▶ [OBJECTIVE]: Write out the entire listing below exactly, with the pictures left out.

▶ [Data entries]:

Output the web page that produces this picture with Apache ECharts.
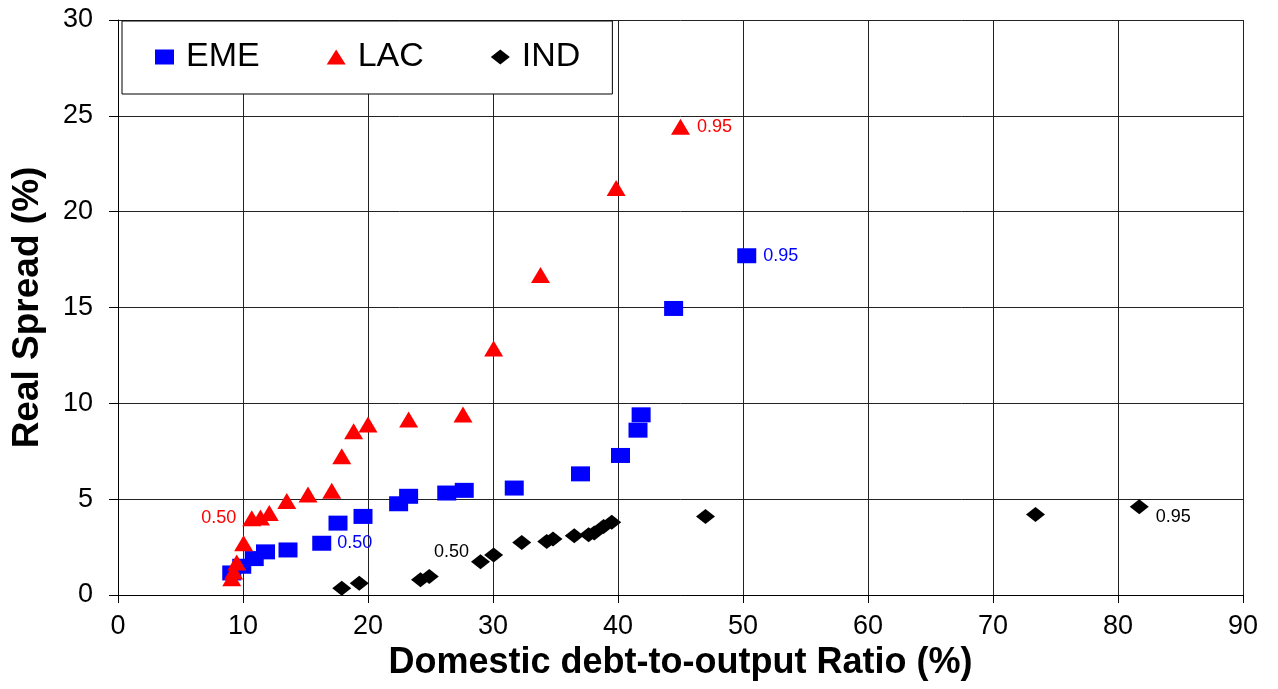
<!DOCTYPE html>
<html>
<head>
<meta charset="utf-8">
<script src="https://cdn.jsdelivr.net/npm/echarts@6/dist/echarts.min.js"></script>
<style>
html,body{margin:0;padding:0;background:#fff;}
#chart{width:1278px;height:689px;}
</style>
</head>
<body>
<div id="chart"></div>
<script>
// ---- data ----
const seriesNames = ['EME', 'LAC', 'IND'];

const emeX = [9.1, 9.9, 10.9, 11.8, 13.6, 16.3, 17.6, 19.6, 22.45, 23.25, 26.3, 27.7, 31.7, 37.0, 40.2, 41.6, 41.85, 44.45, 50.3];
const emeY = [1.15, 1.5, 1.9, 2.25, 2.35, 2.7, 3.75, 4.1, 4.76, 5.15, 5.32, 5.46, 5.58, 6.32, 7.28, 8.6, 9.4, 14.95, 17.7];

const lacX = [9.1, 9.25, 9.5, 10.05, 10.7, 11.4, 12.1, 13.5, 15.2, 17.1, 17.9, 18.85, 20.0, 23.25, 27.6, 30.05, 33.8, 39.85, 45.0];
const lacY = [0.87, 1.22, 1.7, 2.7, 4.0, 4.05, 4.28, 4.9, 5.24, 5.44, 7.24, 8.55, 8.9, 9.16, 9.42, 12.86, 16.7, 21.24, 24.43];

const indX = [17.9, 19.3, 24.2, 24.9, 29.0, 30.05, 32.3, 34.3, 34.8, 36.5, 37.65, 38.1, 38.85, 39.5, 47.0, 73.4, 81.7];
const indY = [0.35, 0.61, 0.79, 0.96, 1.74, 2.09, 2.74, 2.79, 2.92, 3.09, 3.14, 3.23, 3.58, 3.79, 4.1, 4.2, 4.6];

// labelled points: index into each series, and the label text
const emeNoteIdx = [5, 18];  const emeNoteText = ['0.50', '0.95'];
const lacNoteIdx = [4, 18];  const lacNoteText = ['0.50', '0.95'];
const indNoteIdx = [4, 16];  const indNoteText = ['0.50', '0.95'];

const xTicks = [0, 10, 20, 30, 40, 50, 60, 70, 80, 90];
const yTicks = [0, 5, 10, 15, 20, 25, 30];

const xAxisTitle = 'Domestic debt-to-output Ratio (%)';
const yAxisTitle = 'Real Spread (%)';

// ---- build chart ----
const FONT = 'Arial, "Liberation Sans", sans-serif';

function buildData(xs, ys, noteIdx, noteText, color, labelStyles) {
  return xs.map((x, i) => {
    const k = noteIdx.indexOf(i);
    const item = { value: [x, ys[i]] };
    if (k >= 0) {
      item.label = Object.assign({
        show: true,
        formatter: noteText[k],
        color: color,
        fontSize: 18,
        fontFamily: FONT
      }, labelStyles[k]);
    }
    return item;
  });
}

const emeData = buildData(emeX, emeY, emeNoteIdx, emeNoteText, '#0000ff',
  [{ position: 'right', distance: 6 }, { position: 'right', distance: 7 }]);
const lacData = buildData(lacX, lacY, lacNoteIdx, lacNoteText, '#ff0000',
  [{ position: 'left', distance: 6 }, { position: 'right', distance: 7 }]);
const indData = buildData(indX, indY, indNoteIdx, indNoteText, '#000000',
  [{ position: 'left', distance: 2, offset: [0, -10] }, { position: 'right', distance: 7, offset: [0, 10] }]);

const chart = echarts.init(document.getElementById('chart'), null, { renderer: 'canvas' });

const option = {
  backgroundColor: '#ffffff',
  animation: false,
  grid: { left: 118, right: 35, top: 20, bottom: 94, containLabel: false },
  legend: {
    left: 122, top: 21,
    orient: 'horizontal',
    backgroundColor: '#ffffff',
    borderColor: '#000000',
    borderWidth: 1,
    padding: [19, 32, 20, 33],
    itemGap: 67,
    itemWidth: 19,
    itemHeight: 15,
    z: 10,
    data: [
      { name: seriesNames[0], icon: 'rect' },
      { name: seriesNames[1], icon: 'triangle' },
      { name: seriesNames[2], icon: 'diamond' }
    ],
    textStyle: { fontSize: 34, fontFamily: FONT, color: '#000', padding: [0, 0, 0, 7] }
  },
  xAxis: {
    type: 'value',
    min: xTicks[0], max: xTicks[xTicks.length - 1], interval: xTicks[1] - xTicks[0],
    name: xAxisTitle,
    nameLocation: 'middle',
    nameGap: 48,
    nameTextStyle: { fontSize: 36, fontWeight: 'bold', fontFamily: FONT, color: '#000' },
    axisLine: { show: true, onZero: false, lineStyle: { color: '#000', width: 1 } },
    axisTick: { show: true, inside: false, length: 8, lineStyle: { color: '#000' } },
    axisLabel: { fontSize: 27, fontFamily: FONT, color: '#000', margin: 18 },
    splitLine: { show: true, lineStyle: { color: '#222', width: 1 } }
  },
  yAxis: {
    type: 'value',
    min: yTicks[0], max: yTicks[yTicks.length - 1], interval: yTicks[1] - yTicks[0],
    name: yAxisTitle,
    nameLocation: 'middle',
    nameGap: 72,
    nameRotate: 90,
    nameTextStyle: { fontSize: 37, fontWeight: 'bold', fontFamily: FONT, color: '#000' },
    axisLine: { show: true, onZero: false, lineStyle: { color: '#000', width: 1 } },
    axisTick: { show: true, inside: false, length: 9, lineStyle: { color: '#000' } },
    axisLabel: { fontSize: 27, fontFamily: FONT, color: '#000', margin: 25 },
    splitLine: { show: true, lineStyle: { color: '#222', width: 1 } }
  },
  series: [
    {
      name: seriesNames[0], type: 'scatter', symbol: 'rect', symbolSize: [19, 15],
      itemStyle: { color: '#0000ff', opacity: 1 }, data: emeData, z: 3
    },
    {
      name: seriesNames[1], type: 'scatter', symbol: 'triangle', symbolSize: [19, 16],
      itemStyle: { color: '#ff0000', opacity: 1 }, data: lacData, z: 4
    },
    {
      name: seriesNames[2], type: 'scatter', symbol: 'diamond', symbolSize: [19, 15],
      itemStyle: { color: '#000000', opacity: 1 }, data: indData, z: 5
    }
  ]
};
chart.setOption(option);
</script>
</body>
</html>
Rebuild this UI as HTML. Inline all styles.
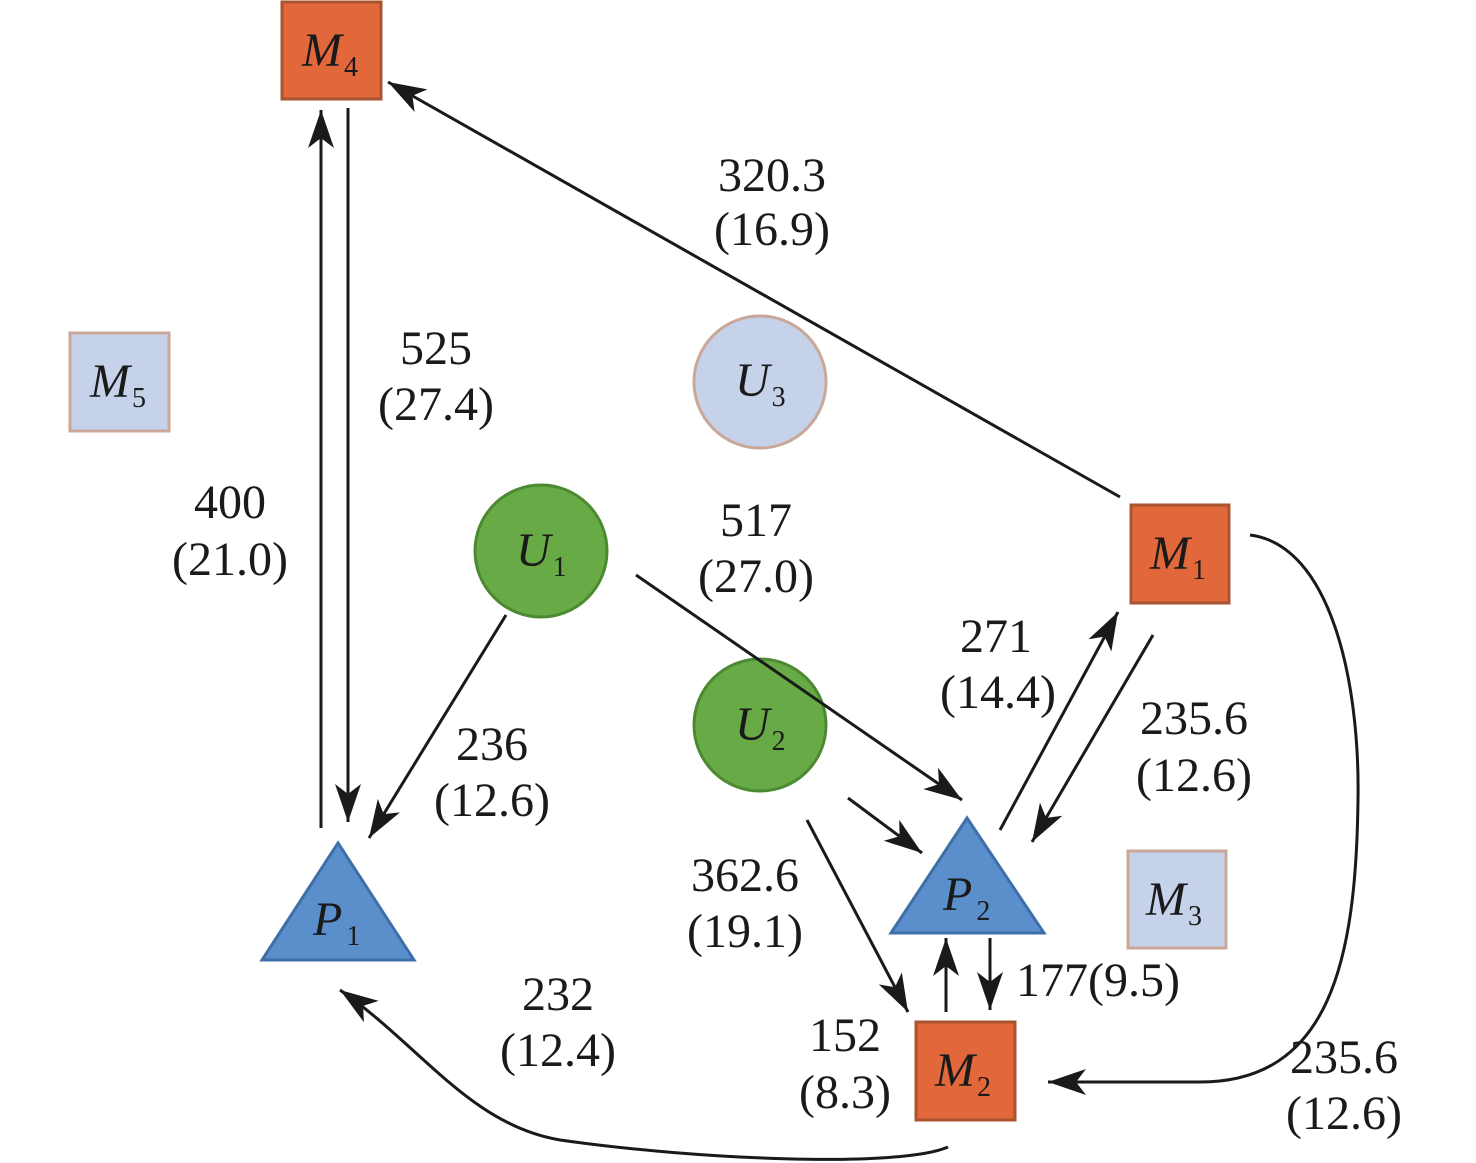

▶ [EXERCISE SOLUTION]:
Output the web page that produces this picture with Apache ECharts.
<!DOCTYPE html>
<html>
<head>
<meta charset="utf-8">
<script src="https://cdn.jsdelivr.net/npm/echarts@6/dist/echarts.min.js"></script>
<style>
html,body{margin:0;padding:0;background:#fff;}
#chart{width:1278px;height:689px;}
</style>
</head>
<body>
<div id="chart"></div>
<script>
// ---- data ----
const seriesNames = ['EME', 'LAC', 'IND'];

const emeX = [9.1, 9.9, 10.9, 11.8, 13.6, 16.3, 17.6, 19.6, 22.45, 23.25, 26.3, 27.7, 31.7, 37.0, 40.2, 41.6, 41.85, 44.45, 50.3];
const emeY = [1.15, 1.5, 1.9, 2.25, 2.35, 2.7, 3.75, 4.1, 4.76, 5.15, 5.32, 5.46, 5.58, 6.32, 7.28, 8.6, 9.4, 14.95, 17.7];

const lacX = [9.1, 9.25, 9.5, 10.05, 10.7, 11.4, 12.1, 13.5, 15.2, 17.1, 17.9, 18.85, 20.0, 23.25, 27.6, 30.05, 33.8, 39.85, 45.0];
const lacY = [0.87, 1.22, 1.7, 2.7, 4.0, 4.05, 4.28, 4.9, 5.24, 5.44, 7.24, 8.55, 8.9, 9.16, 9.42, 12.86, 16.7, 21.24, 24.43];

const indX = [17.9, 19.3, 24.2, 24.9, 29.0, 30.05, 32.3, 34.3, 34.8, 36.5, 37.65, 38.1, 38.85, 39.5, 47.0, 73.4, 81.7];
const indY = [0.35, 0.61, 0.79, 0.96, 1.74, 2.09, 2.74, 2.79, 2.92, 3.09, 3.14, 3.23, 3.58, 3.79, 4.1, 4.2, 4.6];

// labelled points: index into each series, and the label text
const emeNoteIdx = [5, 18];  const emeNoteText = ['0.50', '0.95'];
const lacNoteIdx = [4, 18];  const lacNoteText = ['0.50', '0.95'];
const indNoteIdx = [4, 16];  const indNoteText = ['0.50', '0.95'];

const xTicks = [0, 10, 20, 30, 40, 50, 60, 70, 80, 90];
const yTicks = [0, 5, 10, 15, 20, 25, 30];

const xAxisTitle = 'Domestic debt-to-output Ratio (%)';
const yAxisTitle = 'Real Spread (%)';

// ---- build chart ----
const FONT = 'Arial, "Liberation Sans", sans-serif';

function buildData(xs, ys, noteIdx, noteText, color, labelStyles) {
  return xs.map((x, i) => {
    const k = noteIdx.indexOf(i);
    const item = { value: [x, ys[i]] };
    if (k >= 0) {
      item.label = Object.assign({
        show: true,
        formatter: noteText[k],
        color: color,
        fontSize: 18,
        fontFamily: FONT
      }, labelStyles[k]);
    }
    return item;
  });
}

const emeData = buildData(emeX, emeY, emeNoteIdx, emeNoteText, '#0000ff',
  [{ position: 'right', distance: 6 }, { position: 'right', distance: 7 }]);
const lacData = buildData(lacX, lacY, lacNoteIdx, lacNoteText, '#ff0000',
  [{ position: 'left', distance: 6 }, { position: 'right', distance: 7 }]);
const indData = buildData(indX, indY, indNoteIdx, indNoteText, '#000000',
  [{ position: 'left', distance: 2, offset: [0, -10] }, { position: 'right', distance: 7, offset: [0, 10] }]);

const chart = echarts.init(document.getElementById('chart'), null, { renderer: 'canvas' });

const option = {
  backgroundColor: '#ffffff',
  animation: false,
  grid: { left: 118, right: 35, top: 20, bottom: 94, containLabel: false },
  legend: {
    left: 122, top: 21,
    orient: 'horizontal',
    backgroundColor: '#ffffff',
    borderColor: '#000000',
    borderWidth: 1,
    padding: [19, 32, 20, 33],
    itemGap: 67,
    itemWidth: 19,
    itemHeight: 15,
    z: 10,
    data: [
      { name: seriesNames[0], icon: 'rect' },
      { name: seriesNames[1], icon: 'triangle' },
      { name: seriesNames[2], icon: 'diamond' }
    ],
    textStyle: { fontSize: 34, fontFamily: FONT, color: '#000', padding: [0, 0, 0, 7] }
  },
  xAxis: {
    type: 'value',
    min: xTicks[0], max: xTicks[xTicks.length - 1], interval: xTicks[1] - xTicks[0],
    name: xAxisTitle,
    nameLocation: 'middle',
    nameGap: 48,
    nameTextStyle: { fontSize: 36, fontWeight: 'bold', fontFamily: FONT, color: '#000' },
    axisLine: { show: true, onZero: false, lineStyle: { color: '#000', width: 1 } },
    axisTick: { show: true, inside: false, length: 8, lineStyle: { color: '#000' } },
    axisLabel: { fontSize: 27, fontFamily: FONT, color: '#000', margin: 18 },
    splitLine: { show: true, lineStyle: { color: '#222', width: 1 } }
  },
  yAxis: {
    type: 'value',
    min: yTicks[0], max: yTicks[yTicks.length - 1], interval: yTicks[1] - yTicks[0],
    name: yAxisTitle,
    nameLocation: 'middle',
    nameGap: 72,
    nameRotate: 90,
    nameTextStyle: { fontSize: 37, fontWeight: 'bold', fontFamily: FONT, color: '#000' },
    axisLine: { show: true, onZero: false, lineStyle: { color: '#000', width: 1 } },
    axisTick: { show: true, inside: false, length: 9, lineStyle: { color: '#000' } },
    axisLabel: { fontSize: 27, fontFamily: FONT, color: '#000', margin: 25 },
    splitLine: { show: true, lineStyle: { color: '#222', width: 1 } }
  },
  series: [
    {
      name: seriesNames[0], type: 'scatter', symbol: 'rect', symbolSize: [19, 15],
      itemStyle: { color: '#0000ff', opacity: 1 }, data: emeData, z: 3
    },
    {
      name: seriesNames[1], type: 'scatter', symbol: 'triangle', symbolSize: [19, 16],
      itemStyle: { color: '#ff0000', opacity: 1 }, data: lacData, z: 4
    },
    {
      name: seriesNames[2], type: 'scatter', symbol: 'diamond', symbolSize: [19, 15],
      itemStyle: { color: '#000000', opacity: 1 }, data: indData, z: 5
    }
  ]
};
chart.setOption(option);
</script>
</body>
</html>
Rebuild this UI as HTML. Inline all styles.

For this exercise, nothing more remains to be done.